Subsequently, the Uttar Pradesh government told the Supreme Court that the police were not at fault in the killings.

The US report also highlighted the killing of three Muslim passengers and a Railway Protection Force official on a train from Jaipur to Mumbai in July by constable Chetan Singh. Witnesses in the case had said that Singh walked through four coaches of the train to select his victims and asked them for their names before killing them.

Citing media reports, the US government report said that the family members of the three passengers had called the incident “a hate crime” and “an act of terror”.

The report also said that India had registered 813 cases of extrajudicial killings between 2016 and 2022, with the most reported in Chhattisgarh, followed by Uttar Pradesh.

The report said that there were reports of “disappearances by or on behalf of government authorities, including allegations police failed to file required arrest reports for detained persons, resulting in unresolved disappearances”.

The US government report also noted that there were “numerous reports of arbitrary arrests and several instances where police used special laws to postpone judicial reviews of arrests”. Highlighting a study by the human right group People’s Union for Civil Liberties, the report said that the Unlawful Activities Prevention Act accounted for more than 8,000 arrests between 2015 and 2020.

“There were reports of police detaining individuals for custodial interrogation without identifying themselves or providing arrest warrants,” it said.

Under the section on seizure of property and restitution, the report said: “There were numerous reports the government evicted persons from their places of residence, seized their property, or bulldozed homes and shops without due process or adequate restitution, citing illegalities in municipal rules and regulations.”

“Human rights activists reported some state governments targeted vocal critics from the Muslim community, especially after incidents of protests or communal violence, by using bulldozers to destroy their homes and livelihoods under municipal pretenses,” the report said.

In recent years, there has been a growing trend of civic authorities in Bharatiya Janata Party-ruled states demolishing ostensibly illegal properties of those accused of crime. There are no provisions in law that provide for demolishing property as a punitive measure.

On civil liberties

In a section on the respect for civil liberties, the report noted that human rights activists had highlighted media organisations and individual journalists “expressing views critical of the government were sometimes subjected to arrest, threats, or intimidation”.

“Police were reported to have raided the workplaces and homes of journalists and seized telephones, laptops, and other devices,” it said. “There were also reports of terrorists and extremists perpetrating killings, violence, and intimidation against journalists critical of the government.”

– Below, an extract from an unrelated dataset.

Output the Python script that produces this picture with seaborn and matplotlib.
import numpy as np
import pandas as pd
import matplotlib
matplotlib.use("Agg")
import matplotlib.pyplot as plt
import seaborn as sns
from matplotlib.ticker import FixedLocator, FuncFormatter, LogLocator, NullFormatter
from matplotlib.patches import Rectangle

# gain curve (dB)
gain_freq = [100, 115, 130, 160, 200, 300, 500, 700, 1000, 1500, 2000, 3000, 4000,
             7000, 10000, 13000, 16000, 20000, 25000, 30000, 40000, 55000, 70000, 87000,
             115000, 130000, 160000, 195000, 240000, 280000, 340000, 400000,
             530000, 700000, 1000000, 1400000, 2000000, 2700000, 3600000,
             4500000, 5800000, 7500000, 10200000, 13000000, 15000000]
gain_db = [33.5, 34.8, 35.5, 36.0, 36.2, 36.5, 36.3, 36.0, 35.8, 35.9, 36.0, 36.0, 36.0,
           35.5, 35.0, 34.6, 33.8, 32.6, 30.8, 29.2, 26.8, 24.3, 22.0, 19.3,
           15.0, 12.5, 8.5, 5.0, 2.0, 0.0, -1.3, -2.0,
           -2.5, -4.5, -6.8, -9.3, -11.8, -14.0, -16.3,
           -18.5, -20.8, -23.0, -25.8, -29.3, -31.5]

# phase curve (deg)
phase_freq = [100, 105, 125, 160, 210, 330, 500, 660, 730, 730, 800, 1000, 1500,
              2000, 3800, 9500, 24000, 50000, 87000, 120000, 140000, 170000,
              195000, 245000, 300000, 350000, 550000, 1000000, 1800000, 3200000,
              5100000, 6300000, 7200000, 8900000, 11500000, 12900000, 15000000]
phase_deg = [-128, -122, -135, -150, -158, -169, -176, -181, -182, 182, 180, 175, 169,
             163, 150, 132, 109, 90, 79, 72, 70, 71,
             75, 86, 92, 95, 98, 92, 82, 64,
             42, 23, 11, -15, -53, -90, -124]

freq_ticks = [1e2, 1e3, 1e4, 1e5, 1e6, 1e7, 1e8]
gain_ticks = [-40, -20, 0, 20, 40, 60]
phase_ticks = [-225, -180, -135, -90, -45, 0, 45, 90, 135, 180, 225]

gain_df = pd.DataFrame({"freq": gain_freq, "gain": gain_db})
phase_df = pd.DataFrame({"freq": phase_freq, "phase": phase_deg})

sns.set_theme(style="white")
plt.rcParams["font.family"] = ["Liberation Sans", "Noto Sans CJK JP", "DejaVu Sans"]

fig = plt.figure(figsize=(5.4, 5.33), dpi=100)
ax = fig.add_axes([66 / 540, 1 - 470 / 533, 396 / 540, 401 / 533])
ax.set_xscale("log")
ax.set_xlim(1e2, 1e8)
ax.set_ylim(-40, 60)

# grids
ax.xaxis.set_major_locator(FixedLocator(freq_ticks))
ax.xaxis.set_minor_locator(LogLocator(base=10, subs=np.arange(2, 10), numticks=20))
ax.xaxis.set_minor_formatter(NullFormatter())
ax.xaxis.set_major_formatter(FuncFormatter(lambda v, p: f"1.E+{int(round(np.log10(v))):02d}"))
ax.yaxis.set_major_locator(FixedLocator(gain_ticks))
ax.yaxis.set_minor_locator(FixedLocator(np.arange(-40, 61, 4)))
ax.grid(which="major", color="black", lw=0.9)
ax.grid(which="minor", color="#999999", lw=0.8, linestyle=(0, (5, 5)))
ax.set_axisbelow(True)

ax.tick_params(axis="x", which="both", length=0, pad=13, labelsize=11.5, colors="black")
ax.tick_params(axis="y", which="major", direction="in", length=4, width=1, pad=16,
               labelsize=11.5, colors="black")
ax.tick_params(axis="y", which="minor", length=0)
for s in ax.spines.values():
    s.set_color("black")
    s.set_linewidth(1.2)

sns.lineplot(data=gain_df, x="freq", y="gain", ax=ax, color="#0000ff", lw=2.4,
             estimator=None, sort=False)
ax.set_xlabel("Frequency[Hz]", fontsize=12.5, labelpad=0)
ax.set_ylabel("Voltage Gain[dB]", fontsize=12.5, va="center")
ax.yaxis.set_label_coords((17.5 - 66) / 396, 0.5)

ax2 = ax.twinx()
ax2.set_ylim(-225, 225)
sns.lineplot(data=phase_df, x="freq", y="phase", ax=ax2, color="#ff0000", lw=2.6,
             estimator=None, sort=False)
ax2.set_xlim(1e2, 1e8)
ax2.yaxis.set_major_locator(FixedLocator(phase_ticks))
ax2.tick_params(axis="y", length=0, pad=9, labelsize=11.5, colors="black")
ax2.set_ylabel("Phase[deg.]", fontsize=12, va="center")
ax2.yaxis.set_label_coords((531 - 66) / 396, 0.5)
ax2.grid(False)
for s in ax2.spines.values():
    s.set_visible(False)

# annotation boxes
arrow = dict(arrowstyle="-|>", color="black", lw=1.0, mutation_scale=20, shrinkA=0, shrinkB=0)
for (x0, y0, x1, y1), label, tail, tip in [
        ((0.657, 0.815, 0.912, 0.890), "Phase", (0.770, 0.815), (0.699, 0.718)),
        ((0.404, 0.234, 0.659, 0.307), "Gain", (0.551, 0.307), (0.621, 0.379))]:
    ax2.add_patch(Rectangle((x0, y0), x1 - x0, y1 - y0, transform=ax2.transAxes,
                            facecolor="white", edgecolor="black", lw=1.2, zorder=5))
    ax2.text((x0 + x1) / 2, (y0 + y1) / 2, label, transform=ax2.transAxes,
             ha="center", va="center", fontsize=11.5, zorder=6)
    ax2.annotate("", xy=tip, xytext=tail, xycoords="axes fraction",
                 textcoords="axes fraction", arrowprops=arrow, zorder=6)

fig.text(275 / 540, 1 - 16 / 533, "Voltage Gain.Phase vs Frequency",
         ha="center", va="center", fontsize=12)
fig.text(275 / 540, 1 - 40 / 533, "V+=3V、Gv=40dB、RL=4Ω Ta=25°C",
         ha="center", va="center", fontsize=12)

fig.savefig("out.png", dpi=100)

It said that there were reports from journalists and nongovernmental organisations that government officials at local and national levels had “intimidated media outlets through physical harassment and attacks, pressuring owners, targeting sponsors, encouraging frivolous lawsuits, blocking communication services in some areas, such as mobile telephones and the internet, and constraining freedom of movement”.

The report took note of the Indian government restricting and disrupting access to the Internet. “There were also reports the government frequently monitored users of digital media such as chat rooms and person-to-person communications.”